# What you need to do:
Print all of the data exactly.

# Available data:
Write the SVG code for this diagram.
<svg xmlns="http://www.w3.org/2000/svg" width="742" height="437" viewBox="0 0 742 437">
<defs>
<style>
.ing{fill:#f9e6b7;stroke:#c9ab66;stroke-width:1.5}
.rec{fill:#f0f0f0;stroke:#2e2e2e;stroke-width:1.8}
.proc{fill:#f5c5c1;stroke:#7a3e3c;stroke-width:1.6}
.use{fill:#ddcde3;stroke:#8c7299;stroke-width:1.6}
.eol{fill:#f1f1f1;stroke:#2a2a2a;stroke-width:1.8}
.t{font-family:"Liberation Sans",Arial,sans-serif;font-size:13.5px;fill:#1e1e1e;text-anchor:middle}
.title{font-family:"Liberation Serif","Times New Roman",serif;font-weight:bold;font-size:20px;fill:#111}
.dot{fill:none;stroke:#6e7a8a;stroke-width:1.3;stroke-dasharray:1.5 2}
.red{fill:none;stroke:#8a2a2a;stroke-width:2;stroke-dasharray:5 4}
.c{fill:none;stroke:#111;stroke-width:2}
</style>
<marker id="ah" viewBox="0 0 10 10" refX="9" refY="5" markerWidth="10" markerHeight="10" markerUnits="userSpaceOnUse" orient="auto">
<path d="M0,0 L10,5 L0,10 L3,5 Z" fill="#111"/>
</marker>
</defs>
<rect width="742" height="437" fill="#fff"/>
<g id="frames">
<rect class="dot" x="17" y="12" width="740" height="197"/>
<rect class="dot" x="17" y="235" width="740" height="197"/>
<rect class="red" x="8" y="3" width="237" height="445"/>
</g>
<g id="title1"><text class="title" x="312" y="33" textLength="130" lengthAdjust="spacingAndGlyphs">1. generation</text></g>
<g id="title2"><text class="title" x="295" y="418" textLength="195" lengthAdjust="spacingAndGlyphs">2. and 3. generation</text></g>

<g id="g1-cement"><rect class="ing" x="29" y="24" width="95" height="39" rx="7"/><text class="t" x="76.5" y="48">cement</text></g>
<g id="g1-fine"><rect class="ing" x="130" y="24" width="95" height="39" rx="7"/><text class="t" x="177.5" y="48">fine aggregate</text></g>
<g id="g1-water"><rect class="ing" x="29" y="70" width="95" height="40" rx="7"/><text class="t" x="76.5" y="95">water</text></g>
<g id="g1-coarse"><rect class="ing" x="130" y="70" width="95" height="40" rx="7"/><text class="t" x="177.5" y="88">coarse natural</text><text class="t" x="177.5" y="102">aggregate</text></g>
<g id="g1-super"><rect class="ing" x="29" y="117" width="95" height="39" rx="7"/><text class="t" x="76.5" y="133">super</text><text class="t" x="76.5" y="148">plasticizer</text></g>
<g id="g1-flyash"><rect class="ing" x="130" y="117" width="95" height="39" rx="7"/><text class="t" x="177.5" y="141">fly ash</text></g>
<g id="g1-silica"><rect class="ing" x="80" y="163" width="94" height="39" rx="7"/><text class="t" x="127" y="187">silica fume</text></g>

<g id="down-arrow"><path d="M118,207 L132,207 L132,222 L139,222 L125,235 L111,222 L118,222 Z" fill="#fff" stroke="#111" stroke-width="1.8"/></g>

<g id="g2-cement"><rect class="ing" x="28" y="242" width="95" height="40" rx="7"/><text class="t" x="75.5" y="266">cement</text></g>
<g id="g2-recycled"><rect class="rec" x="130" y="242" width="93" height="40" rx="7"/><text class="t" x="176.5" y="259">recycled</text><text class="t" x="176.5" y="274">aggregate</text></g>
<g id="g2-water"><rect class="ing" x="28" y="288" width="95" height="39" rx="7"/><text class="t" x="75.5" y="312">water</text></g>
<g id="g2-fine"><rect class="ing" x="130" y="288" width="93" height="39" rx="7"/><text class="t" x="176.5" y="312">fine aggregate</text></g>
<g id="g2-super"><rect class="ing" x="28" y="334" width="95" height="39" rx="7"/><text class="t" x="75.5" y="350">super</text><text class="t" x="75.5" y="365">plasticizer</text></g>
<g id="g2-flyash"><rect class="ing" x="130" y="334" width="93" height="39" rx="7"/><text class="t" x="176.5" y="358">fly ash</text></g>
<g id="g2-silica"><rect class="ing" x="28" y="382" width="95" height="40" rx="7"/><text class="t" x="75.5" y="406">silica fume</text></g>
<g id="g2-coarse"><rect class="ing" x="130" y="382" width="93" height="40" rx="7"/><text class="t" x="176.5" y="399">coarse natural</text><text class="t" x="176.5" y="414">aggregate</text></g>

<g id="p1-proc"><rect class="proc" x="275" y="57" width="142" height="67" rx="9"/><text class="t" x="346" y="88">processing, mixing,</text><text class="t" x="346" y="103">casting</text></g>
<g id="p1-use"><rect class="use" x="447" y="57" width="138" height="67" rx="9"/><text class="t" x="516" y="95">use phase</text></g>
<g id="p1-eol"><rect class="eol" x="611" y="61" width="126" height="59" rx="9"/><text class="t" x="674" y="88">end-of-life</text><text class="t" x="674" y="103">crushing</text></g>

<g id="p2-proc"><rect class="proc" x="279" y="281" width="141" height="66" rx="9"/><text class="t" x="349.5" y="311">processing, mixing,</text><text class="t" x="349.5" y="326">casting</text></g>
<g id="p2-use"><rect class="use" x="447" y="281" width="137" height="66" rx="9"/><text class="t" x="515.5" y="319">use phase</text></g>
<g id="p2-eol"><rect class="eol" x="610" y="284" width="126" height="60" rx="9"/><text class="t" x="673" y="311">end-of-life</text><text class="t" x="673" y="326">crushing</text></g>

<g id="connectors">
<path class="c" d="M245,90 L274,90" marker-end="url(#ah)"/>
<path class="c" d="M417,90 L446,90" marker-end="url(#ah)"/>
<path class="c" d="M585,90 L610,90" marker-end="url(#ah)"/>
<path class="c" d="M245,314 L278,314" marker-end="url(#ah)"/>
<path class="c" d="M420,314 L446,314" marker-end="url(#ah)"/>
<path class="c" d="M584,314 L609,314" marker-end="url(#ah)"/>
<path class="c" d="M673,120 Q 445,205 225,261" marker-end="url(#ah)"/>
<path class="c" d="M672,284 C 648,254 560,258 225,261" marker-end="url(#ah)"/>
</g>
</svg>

# Exercise solution:
Write the SVG code for this diagram.
<svg xmlns="http://www.w3.org/2000/svg" width="742" height="437" viewBox="0 0 742 437">
<defs>
<style>
.ing{fill:#f9e6b7;stroke:#c9ab66;stroke-width:1.5}
.rec{fill:#f0f0f0;stroke:#2e2e2e;stroke-width:1.8}
.proc{fill:#f5c5c1;stroke:#7a3e3c;stroke-width:1.6}
.use{fill:#ddcde3;stroke:#8c7299;stroke-width:1.6}
.eol{fill:#f1f1f1;stroke:#2a2a2a;stroke-width:1.8}
.t{font-family:"Liberation Sans",Arial,sans-serif;font-size:13.5px;fill:#1e1e1e;text-anchor:middle}
.title{font-family:"Liberation Serif","Times New Roman",serif;font-weight:bold;font-size:20px;fill:#111}
.dot{fill:none;stroke:#6e7a8a;stroke-width:1.3;stroke-dasharray:1.5 2}
.red{fill:none;stroke:#8a2a2a;stroke-width:2;stroke-dasharray:5 4}
.c{fill:none;stroke:#111;stroke-width:2}
</style>
<marker id="ah" viewBox="0 0 10 10" refX="9" refY="5" markerWidth="10" markerHeight="10" markerUnits="userSpaceOnUse" orient="auto">
<path d="M0,0 L10,5 L0,10 L3,5 Z" fill="#111"/>
</marker>
</defs>
<rect width="742" height="437" fill="#fff"/>
<g id="frames">
<rect class="dot" x="17" y="12" width="740" height="197"/>
<rect class="dot" x="17" y="235" width="740" height="197"/>
<rect class="red" x="8" y="3" width="237" height="445"/>
</g>
<g id="title1"><text class="title" x="312" y="33" textLength="130" lengthAdjust="spacingAndGlyphs">1. generation</text></g>
<g id="title2"><text class="title" x="295" y="418" textLength="195" lengthAdjust="spacingAndGlyphs">2. and 3. generation</text></g>

<g id="g1-cement"><rect class="ing" x="29" y="24" width="95" height="39" rx="7"/><text class="t" x="76.5" y="48">cement</text></g>
<g id="g1-fine"><rect class="ing" x="130" y="24" width="95" height="39" rx="7"/><text class="t" x="177.5" y="48">fine aggregate</text></g>
<g id="g1-water"><rect class="ing" x="29" y="70" width="95" height="40" rx="7"/><text class="t" x="76.5" y="95">water</text></g>
<g id="g1-coarse"><rect class="ing" x="130" y="70" width="95" height="40" rx="7"/><text class="t" x="177.5" y="88">coarse natural</text><text class="t" x="177.5" y="102">aggregate</text></g>
<g id="g1-super"><rect class="ing" x="29" y="117" width="95" height="39" rx="7"/><text class="t" x="76.5" y="133">super</text><text class="t" x="76.5" y="148">plasticizer</text></g>
<g id="g1-flyash"><rect class="ing" x="130" y="117" width="95" height="39" rx="7"/><text class="t" x="177.5" y="141">fly ash</text></g>
<g id="g1-silica"><rect class="ing" x="80" y="163" width="94" height="39" rx="7"/><text class="t" x="127" y="187">silica fume</text></g>

<g id="down-arrow"><path d="M118,207 L132,207 L132,222 L139,222 L125,235 L111,222 L118,222 Z" fill="#fff" stroke="#111" stroke-width="1.8"/></g>

<g id="g2-cement"><rect class="ing" x="28" y="242" width="95" height="40" rx="7"/><text class="t" x="75.5" y="266">cement</text></g>
<g id="g2-recycled"><rect class="rec" x="130" y="242" width="93" height="40" rx="7"/><text class="t" x="176.5" y="259">recycled</text><text class="t" x="176.5" y="274">aggregate</text></g>
<g id="g2-water"><rect class="ing" x="28" y="288" width="95" height="39" rx="7"/><text class="t" x="75.5" y="312">water</text></g>
<g id="g2-fine"><rect class="ing" x="130" y="288" width="93" height="39" rx="7"/><text class="t" x="176.5" y="312">fine aggregate</text></g>
<g id="g2-super"><rect class="ing" x="28" y="334" width="95" height="39" rx="7"/><text class="t" x="75.5" y="350">super</text><text class="t" x="75.5" y="365">plasticizer</text></g>
<g id="g2-flyash"><rect class="ing" x="130" y="334" width="93" height="39" rx="7"/><text class="t" x="176.5" y="358">fly ash</text></g>
<g id="g2-silica"><rect class="ing" x="28" y="382" width="95" height="40" rx="7"/><text class="t" x="75.5" y="406">silica fume</text></g>
<g id="g2-coarse"><rect class="ing" x="130" y="382" width="93" height="40" rx="7"/><text class="t" x="176.5" y="399">coarse natural</text><text class="t" x="176.5" y="414">aggregate</text></g>

<g id="p1-proc"><rect class="proc" x="275" y="57" width="142" height="67" rx="9"/><text class="t" x="346" y="88">processing, mixing,</text><text class="t" x="346" y="103">casting</text></g>
<g id="p1-use"><rect class="use" x="447" y="57" width="138" height="67" rx="9"/><text class="t" x="516" y="95">use phase</text></g>
<g id="p1-eol"><rect class="eol" x="611" y="61" width="126" height="59" rx="9"/><text class="t" x="674" y="88">end-of-life</text><text class="t" x="674" y="103">crushing</text></g>

<g id="p2-proc"><rect class="proc" x="279" y="281" width="141" height="66" rx="9"/><text class="t" x="349.5" y="311">processing, mixing,</text><text class="t" x="349.5" y="326">casting</text></g>
<g id="p2-use"><rect class="use" x="447" y="281" width="137" height="66" rx="9"/><text class="t" x="515.5" y="319">use phase</text></g>
<g id="p2-eol"><rect class="eol" x="610" y="284" width="126" height="60" rx="9"/><text class="t" x="673" y="311">end-of-life</text><text class="t" x="673" y="326">crushing</text></g>

<g id="connectors">
<path class="c" d="M245,90 L274,90" marker-end="url(#ah)"/>
<path class="c" d="M417,90 L446,90" marker-end="url(#ah)"/>
<path class="c" d="M585,90 L610,90" marker-end="url(#ah)"/>
<path class="c" d="M245,314 L278,314" marker-end="url(#ah)"/>
<path class="c" d="M420,314 L446,314" marker-end="url(#ah)"/>
<path class="c" d="M584,314 L609,314" marker-end="url(#ah)"/>
<path class="c" d="M673,120 Q 445,205 225,261" marker-end="url(#ah)"/>
<path class="c" d="M672,284 C 648,254 560,258 225,261" marker-end="url(#ah)"/>
</g>
</svg>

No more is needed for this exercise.